After Fifth Corps and Hof Gap were released in 1980, the third game in the series was a free pull-out game in Issue 88 of SPI's house magazine Strategy & Tactics titled BAOR. The game, which featured an update to the rules system, was designed by Charles T. Kamps, with cartography and graphic design by Redmond A. Simonsen. This would be Kamps' last game design for SPI — he was laid off due to financial difficulties at SPI. BAOR would also be SPI's last game in the Central Front series — because of its financial difficulties, SPI was taken over by TSR in 1982 and work on the series ended.

Two more games in the series, North German Plain (1988) and Donau Front (1989), were published by World Wide Wargames (3W), but using much simplified rules. The final five games in the series originally envisioned by SPI were never created or published.

==Reception==
In Issue 34 of the British wargaming magazine Phoenix, Donald Mack noted "the revised victory conditions of BAOR are a distinct improvement and can be adapted to the earlier games, making it possible to undertake a longer scenario without committing oneself to ten turns. (Note though, that the fewer the turns played the more likely the [Warsaw Pact] player will be to win as his initial progress will be rapid.)" Mack concluded, "Those who are prepared to devote the necessary time and attention and who are prepared to adapt the innovations of one game to another and to experiment with Turn 1 situations (as they are bidden to do so by the designer) will find they are dealing with an absorbing package which combines ingenuity and depth with a refreshing lack of complexity rare in recent 'modern' games."

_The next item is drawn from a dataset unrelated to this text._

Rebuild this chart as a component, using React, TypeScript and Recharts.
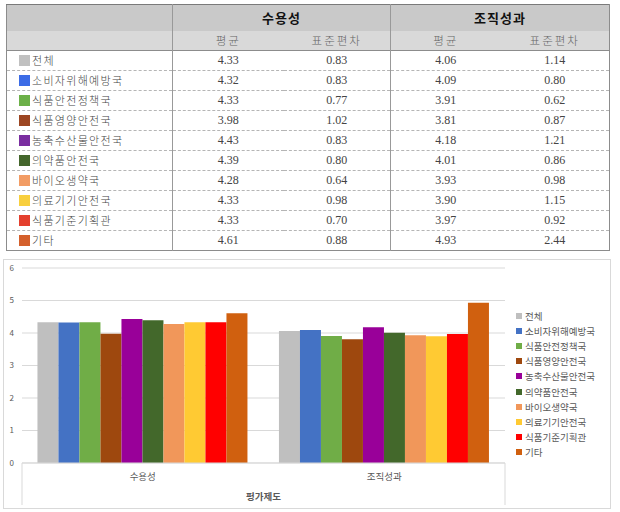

In Issue 11 of Adventure Gaming, military scholar and game designer John Prados found "The game itself is up to the usual Simulations Publications standards of presentation ... Like the earlier games BAOR plays well with movement and combat integrated for each unit or stack and a (theoretically) limitless number of player-phases during each game turn." However, Prados found the game heavily unbalanced in favor of the Warsaw Pact invaders, and questioned some of the assumptions made about the perceived strength of the invaders. Prados noted that Soviet divisions could use their highest factors during mobile operations and noted "The implicit assumption is that the Soviets can land an airborne division virtually without equipment losses and,
moreover, supply it at the high scales of ammunition and POL [petroleum, oil and lubricants] required for mobile operations through an airhead while at the same time making further air landings of conventional forces at the same airhead!" Prados also pointed out that British forces of the 1980s were believed to have the best defensive measures against chemical and biological weapons, but BAOR allows the Soviets to use these weapons just as effectively against British units as other NATO units. Prados also noted that the use of tactical nuclear weapons "has been at the center of NATO doctrine since 1968" but the game rules do not give any advantage to NATO in the use of these weapons. Prados was also skeptical that "nuclear weapons effects do not persist past the turn of firing! In a game with turns representing twelve hours each, such an approach is laughable and hardly deserves to be called simulation." Prados concluded, "Simulations Publications seems to have fallen victim to the hysterical views of some in the West that everything about Soviet military power is better than everything about our own ... More research about weapons effects and better modeling of tactical flexibility versus operational rigidity is necessary to make BAOR a truly balanced game. Unfortunately, once again, the work has to be done by the gamer at home instead of by the designer and his publisher. Would that it were not so."

==Other recognition==
A copy of BAOR is held in the Canadian Museum of History (artifact number 2004.18.164.2).